→ **REQUIRED TASK**
Return precisely the span of lines from the top of the material below to the line containing "const var2022 = [-3.7, -7.9, -7.8];", both included. Pictures are excluded.

[BEGIN]

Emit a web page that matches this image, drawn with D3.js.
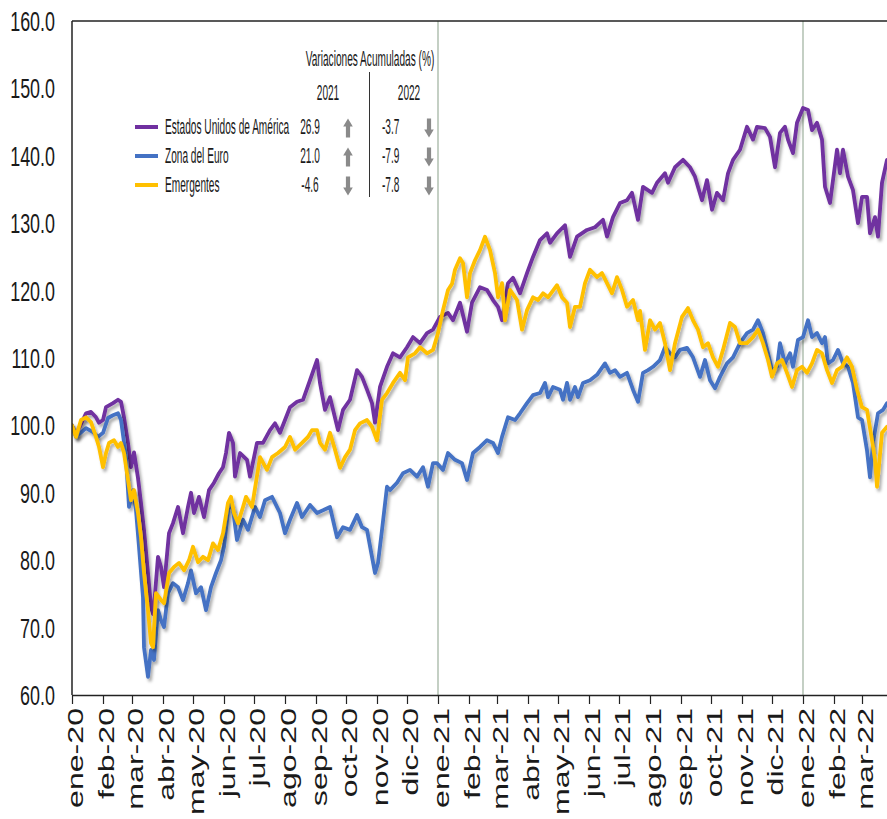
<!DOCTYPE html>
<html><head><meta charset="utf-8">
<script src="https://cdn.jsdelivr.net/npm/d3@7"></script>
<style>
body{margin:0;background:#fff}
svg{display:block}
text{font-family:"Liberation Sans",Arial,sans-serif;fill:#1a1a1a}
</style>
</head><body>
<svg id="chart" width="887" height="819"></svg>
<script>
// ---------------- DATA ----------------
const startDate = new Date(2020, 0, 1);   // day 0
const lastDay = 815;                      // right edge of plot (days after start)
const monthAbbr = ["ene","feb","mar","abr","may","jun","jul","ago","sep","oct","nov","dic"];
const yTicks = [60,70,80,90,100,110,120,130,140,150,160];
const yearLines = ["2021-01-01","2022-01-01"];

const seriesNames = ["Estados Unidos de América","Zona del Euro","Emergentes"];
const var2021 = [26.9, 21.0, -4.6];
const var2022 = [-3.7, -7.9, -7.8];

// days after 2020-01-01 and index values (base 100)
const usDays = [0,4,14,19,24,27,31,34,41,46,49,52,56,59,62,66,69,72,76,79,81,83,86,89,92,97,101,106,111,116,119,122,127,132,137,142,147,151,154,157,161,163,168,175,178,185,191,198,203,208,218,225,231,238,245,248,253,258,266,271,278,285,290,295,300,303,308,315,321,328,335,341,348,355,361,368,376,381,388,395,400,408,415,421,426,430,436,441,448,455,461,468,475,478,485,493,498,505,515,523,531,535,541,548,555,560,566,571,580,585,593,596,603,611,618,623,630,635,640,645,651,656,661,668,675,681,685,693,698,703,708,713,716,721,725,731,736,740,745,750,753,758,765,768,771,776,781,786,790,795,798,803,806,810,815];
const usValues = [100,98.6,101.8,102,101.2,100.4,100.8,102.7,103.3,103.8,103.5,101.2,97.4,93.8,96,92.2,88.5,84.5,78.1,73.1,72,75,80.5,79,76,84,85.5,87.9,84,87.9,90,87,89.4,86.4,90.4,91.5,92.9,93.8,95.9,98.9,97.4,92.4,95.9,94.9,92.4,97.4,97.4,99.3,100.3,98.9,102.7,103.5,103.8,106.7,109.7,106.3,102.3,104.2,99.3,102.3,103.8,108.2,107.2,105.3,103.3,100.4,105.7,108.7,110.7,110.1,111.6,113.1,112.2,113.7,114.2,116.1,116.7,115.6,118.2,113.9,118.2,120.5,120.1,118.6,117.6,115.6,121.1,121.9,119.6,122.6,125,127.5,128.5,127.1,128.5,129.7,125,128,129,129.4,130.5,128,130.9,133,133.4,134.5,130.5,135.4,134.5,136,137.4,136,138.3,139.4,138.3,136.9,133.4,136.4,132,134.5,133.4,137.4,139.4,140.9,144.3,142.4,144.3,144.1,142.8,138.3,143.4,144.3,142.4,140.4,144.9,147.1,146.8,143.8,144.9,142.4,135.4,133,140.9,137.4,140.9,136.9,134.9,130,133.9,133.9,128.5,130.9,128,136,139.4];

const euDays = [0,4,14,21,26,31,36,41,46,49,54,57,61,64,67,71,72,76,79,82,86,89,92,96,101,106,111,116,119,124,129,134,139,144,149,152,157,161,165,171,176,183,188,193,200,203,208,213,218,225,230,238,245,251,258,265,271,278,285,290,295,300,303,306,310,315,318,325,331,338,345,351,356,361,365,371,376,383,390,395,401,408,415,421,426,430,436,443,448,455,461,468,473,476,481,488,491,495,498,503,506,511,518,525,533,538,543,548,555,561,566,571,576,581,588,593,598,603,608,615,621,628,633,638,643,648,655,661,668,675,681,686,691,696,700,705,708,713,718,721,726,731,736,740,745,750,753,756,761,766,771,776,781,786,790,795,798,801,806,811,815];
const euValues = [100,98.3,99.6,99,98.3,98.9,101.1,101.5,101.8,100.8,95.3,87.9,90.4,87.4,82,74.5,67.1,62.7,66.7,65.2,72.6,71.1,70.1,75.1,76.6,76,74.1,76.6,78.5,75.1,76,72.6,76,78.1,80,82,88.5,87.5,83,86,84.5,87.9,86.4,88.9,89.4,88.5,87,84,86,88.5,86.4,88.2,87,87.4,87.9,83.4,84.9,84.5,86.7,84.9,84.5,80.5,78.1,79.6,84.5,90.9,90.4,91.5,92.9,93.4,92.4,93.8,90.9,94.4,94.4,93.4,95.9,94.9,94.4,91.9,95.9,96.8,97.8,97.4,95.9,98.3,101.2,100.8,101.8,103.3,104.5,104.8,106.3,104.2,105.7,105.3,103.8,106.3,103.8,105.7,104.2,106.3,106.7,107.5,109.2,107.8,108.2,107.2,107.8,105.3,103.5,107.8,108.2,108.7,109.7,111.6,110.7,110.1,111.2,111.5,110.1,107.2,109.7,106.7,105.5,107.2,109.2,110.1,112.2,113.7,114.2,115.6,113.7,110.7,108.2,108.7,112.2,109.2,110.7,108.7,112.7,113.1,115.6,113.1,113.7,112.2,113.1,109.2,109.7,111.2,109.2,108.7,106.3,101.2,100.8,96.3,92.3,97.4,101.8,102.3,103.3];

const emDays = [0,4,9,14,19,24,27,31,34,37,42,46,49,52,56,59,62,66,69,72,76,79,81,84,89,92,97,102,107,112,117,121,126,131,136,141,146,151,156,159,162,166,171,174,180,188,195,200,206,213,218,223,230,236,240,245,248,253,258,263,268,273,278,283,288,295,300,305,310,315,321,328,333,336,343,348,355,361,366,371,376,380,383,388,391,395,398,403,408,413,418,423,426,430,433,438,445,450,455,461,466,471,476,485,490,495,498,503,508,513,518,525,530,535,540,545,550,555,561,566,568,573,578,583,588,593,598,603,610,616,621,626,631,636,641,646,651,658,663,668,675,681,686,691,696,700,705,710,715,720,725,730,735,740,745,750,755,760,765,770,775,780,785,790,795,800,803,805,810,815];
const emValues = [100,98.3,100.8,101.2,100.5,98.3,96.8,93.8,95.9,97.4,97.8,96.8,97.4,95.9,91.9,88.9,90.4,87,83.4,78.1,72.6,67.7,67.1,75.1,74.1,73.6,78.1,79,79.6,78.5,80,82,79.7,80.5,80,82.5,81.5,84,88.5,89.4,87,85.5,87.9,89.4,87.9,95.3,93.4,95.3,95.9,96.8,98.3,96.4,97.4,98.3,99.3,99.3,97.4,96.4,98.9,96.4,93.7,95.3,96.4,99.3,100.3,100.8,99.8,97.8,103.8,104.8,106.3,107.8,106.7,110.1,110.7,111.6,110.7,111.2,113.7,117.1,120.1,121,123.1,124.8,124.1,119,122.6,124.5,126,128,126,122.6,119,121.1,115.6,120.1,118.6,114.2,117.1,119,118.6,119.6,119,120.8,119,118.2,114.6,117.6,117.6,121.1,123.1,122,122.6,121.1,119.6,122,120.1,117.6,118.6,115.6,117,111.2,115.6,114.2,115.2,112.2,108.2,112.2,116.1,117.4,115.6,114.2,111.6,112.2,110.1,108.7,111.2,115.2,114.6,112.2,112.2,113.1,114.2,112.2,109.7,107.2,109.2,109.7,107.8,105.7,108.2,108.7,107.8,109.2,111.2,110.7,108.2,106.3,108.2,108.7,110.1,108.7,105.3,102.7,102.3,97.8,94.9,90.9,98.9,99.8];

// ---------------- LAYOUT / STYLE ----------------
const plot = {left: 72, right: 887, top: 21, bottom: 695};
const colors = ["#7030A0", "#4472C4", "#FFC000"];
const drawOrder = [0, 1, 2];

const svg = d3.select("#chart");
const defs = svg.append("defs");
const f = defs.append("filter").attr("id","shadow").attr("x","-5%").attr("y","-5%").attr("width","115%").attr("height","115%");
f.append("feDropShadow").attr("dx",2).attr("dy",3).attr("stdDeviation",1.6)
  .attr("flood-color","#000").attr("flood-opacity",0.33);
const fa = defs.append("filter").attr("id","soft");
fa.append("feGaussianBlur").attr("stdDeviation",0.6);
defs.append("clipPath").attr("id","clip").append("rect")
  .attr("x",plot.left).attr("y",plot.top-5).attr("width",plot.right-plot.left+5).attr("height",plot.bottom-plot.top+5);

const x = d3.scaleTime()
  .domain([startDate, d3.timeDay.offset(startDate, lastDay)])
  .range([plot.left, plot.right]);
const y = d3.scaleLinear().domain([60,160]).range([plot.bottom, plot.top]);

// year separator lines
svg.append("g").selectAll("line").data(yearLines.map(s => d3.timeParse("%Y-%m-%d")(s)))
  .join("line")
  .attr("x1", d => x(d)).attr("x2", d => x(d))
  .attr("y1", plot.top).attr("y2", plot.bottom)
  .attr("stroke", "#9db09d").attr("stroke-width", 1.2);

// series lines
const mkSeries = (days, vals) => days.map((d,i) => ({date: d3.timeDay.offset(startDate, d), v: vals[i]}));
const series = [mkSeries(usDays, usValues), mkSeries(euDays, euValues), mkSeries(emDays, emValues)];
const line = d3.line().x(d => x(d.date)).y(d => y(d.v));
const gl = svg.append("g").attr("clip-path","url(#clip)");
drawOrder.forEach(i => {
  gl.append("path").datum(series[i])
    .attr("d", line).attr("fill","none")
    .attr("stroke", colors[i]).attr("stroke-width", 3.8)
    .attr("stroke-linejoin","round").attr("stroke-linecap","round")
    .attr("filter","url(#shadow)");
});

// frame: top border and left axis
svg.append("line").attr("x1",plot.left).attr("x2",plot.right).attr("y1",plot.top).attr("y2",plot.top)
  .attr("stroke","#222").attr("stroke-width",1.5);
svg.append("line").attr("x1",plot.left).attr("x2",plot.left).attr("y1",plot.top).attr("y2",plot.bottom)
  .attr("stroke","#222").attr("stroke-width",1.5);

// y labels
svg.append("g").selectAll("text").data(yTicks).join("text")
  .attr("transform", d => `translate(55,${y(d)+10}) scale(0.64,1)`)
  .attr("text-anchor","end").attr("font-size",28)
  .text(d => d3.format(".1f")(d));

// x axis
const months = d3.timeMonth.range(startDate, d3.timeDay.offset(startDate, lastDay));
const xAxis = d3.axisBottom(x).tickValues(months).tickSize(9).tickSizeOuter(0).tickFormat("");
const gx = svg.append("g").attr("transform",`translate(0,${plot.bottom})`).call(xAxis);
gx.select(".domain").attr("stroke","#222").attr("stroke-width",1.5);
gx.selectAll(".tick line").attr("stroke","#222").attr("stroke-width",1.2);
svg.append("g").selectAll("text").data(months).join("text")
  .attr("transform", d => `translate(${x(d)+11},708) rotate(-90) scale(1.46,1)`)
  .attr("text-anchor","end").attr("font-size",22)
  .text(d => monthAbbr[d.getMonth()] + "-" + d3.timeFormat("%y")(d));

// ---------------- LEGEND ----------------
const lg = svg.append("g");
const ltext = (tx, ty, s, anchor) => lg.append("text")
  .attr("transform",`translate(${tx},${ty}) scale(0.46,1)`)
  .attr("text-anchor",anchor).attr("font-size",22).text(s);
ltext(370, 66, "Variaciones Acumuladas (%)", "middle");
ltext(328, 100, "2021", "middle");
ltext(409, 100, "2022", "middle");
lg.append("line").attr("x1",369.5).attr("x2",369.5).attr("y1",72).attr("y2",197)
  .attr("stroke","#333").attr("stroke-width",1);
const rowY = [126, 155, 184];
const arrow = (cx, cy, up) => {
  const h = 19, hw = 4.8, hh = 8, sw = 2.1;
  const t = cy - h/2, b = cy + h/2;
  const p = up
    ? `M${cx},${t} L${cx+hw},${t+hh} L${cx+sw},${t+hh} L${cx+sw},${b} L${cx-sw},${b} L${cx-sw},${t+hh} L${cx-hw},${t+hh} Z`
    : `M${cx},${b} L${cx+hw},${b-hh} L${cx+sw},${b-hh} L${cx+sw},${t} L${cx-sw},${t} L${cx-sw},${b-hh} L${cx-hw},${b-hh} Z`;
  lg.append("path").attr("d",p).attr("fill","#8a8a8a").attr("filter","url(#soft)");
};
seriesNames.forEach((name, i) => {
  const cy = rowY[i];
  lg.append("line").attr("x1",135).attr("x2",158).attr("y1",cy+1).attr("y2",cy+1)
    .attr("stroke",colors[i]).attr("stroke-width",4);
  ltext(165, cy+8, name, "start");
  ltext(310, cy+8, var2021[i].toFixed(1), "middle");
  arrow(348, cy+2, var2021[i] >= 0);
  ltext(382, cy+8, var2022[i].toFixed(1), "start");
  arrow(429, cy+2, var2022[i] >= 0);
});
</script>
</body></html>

[END]

→ **EXERCISE RESPONSE**
Emit a web page that matches this image, drawn with D3.js.
<!DOCTYPE html>
<html><head><meta charset="utf-8">
<script src="https://cdn.jsdelivr.net/npm/d3@7"></script>
<style>
body{margin:0;background:#fff}
svg{display:block}
text{font-family:"Liberation Sans",Arial,sans-serif;fill:#1a1a1a}
</style>
</head><body>
<svg id="chart" width="887" height="819"></svg>
<script>
// ---------------- DATA ----------------
const startDate = new Date(2020, 0, 1);   // day 0
const lastDay = 815;                      // right edge of plot (days after start)
const monthAbbr = ["ene","feb","mar","abr","may","jun","jul","ago","sep","oct","nov","dic"];
const yTicks = [60,70,80,90,100,110,120,130,140,150,160];
const yearLines = ["2021-01-01","2022-01-01"];

const seriesNames = ["Estados Unidos de América","Zona del Euro","Emergentes"];
const var2021 = [26.9, 21.0, -4.6];
const var2022 = [-3.7, -7.9, -7.8];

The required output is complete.